■ What is needed ■
Leave the pictures out, and retype all of the material exactly as written.
* Begin Raw data *
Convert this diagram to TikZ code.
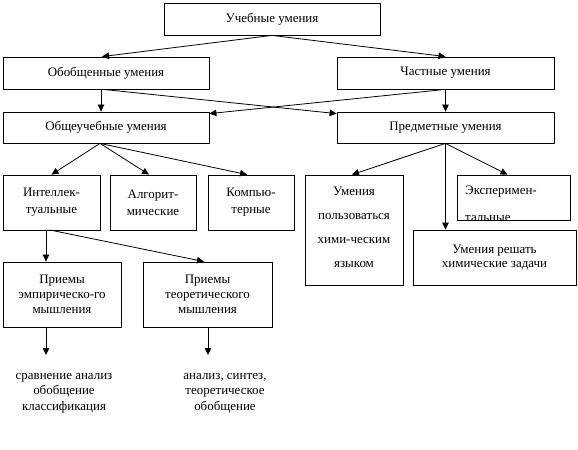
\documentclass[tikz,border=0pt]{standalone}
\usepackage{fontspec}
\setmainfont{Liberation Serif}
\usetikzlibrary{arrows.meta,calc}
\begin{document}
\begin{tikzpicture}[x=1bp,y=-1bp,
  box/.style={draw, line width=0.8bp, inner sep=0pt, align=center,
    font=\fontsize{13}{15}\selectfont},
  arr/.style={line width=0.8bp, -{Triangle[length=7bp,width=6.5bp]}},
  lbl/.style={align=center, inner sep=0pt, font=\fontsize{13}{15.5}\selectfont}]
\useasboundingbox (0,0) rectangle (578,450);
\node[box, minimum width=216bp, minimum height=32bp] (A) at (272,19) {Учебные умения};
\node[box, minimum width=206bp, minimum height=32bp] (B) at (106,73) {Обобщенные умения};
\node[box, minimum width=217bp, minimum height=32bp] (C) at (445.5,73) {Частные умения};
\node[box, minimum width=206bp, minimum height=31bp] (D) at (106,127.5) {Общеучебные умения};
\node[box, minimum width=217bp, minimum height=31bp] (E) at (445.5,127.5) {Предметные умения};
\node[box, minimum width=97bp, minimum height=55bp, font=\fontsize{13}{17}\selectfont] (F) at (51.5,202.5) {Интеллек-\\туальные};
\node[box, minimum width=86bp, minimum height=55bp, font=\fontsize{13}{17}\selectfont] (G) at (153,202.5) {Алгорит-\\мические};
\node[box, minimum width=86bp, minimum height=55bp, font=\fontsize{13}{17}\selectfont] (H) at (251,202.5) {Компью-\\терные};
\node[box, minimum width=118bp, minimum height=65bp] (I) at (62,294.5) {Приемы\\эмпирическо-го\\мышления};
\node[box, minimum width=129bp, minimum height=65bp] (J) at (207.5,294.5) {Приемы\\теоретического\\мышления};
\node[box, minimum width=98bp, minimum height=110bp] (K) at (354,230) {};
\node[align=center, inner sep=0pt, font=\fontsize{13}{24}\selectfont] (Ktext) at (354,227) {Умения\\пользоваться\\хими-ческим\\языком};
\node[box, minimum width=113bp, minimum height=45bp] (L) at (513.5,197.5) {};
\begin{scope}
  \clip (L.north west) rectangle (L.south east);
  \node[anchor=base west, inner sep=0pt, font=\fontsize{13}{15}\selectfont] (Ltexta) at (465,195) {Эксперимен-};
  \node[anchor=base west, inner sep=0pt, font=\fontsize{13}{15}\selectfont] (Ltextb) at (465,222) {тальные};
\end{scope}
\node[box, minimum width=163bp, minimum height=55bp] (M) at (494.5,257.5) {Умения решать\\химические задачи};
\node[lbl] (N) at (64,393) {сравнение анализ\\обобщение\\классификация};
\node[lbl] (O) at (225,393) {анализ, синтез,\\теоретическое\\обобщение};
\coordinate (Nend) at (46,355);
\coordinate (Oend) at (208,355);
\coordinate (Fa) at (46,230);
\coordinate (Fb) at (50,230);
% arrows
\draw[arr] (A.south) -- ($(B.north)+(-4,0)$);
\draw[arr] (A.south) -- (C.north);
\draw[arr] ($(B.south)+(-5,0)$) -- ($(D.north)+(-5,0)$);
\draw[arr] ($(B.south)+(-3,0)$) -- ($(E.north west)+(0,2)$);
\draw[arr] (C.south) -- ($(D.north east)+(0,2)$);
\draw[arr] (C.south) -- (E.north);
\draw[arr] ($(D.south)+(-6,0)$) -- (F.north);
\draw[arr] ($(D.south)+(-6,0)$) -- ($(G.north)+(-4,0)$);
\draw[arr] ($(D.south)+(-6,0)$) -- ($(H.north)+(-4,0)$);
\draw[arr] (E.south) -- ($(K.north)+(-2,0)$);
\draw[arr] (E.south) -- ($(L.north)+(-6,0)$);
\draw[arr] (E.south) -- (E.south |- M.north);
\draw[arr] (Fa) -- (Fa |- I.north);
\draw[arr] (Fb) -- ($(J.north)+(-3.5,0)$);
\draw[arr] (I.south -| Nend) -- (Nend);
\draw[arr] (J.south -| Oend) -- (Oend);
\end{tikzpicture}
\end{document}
* End Raw data *
■ Task response ■
Convert this diagram to TikZ code.
\documentclass[tikz,border=0pt]{standalone}
\usepackage{fontspec}
\setmainfont{Liberation Serif}
\usetikzlibrary{arrows.meta,calc}
\begin{document}
\begin{tikzpicture}[x=1bp,y=-1bp,
  box/.style={draw, line width=0.8bp, inner sep=0pt, align=center,
    font=\fontsize{13}{15}\selectfont},
  arr/.style={line width=0.8bp, -{Triangle[length=7bp,width=6.5bp]}},
  lbl/.style={align=center, inner sep=0pt, font=\fontsize{13}{15.5}\selectfont}]
\useasboundingbox (0,0) rectangle (578,450);
\node[box, minimum width=216bp, minimum height=32bp] (A) at (272,19) {Учебные умения};
\node[box, minimum width=206bp, minimum height=32bp] (B) at (106,73) {Обобщенные умения};
\node[box, minimum width=217bp, minimum height=32bp] (C) at (445.5,73) {Частные умения};
\node[box, minimum width=206bp, minimum height=31bp] (D) at (106,127.5) {Общеучебные умения};
\node[box, minimum width=217bp, minimum height=31bp] (E) at (445.5,127.5) {Предметные умения};
\node[box, minimum width=97bp, minimum height=55bp, font=\fontsize{13}{17}\selectfont] (F) at (51.5,202.5) {Интеллек-\\туальные};
\node[box, minimum width=86bp, minimum height=55bp, font=\fontsize{13}{17}\selectfont] (G) at (153,202.5) {Алгорит-\\мические};
\node[box, minimum width=86bp, minimum height=55bp, font=\fontsize{13}{17}\selectfont] (H) at (251,202.5) {Компью-\\терные};
\node[box, minimum width=118bp, minimum height=65bp] (I) at (62,294.5) {Приемы\\эмпирическо-го\\мышления};
\node[box, minimum width=129bp, minimum height=65bp] (J) at (207.5,294.5) {Приемы\\теоретического\\мышления};
\node[box, minimum width=98bp, minimum height=110bp] (K) at (354,230) {};
\node[align=center, inner sep=0pt, font=\fontsize{13}{24}\selectfont] (Ktext) at (354,227) {Умения\\пользоваться\\хими-ческим\\языком};
\node[box, minimum width=113bp, minimum height=45bp] (L) at (513.5,197.5) {};
\begin{scope}
  \clip (L.north west) rectangle (L.south east);
  \node[anchor=base west, inner sep=0pt, font=\fontsize{13}{15}\selectfont] (Ltexta) at (465,195) {Эксперимен-};
  \node[anchor=base west, inner sep=0pt, font=\fontsize{13}{15}\selectfont] (Ltextb) at (465,222) {тальные};
\end{scope}
\node[box, minimum width=163bp, minimum height=55bp] (M) at (494.5,257.5) {Умения решать\\химические задачи};
\node[lbl] (N) at (64,393) {сравнение анализ\\обобщение\\классификация};
\node[lbl] (O) at (225,393) {анализ, синтез,\\теоретическое\\обобщение};
\coordinate (Nend) at (46,355);
\coordinate (Oend) at (208,355);
\coordinate (Fa) at (46,230);
\coordinate (Fb) at (50,230);
% arrows
\draw[arr] (A.south) -- ($(B.north)+(-4,0)$);
\draw[arr] (A.south) -- (C.north);
\draw[arr] ($(B.south)+(-5,0)$) -- ($(D.north)+(-5,0)$);
\draw[arr] ($(B.south)+(-3,0)$) -- ($(E.north west)+(0,2)$);
\draw[arr] (C.south) -- ($(D.north east)+(0,2)$);
\draw[arr] (C.south) -- (E.north);
\draw[arr] ($(D.south)+(-6,0)$) -- (F.north);
\draw[arr] ($(D.south)+(-6,0)$) -- ($(G.north)+(-4,0)$);
\draw[arr] ($(D.south)+(-6,0)$) -- ($(H.north)+(-4,0)$);
\draw[arr] (E.south) -- ($(K.north)+(-2,0)$);
\draw[arr] (E.south) -- ($(L.north)+(-6,0)$);
\draw[arr] (E.south) -- (E.south |- M.north);
\draw[arr] (Fa) -- (Fa |- I.north);
\draw[arr] (Fb) -- ($(J.north)+(-3.5,0)$);
\draw[arr] (I.south -| Nend) -- (Nend);
\draw[arr] (J.south -| Oend) -- (Oend);
\end{tikzpicture}
\end{document}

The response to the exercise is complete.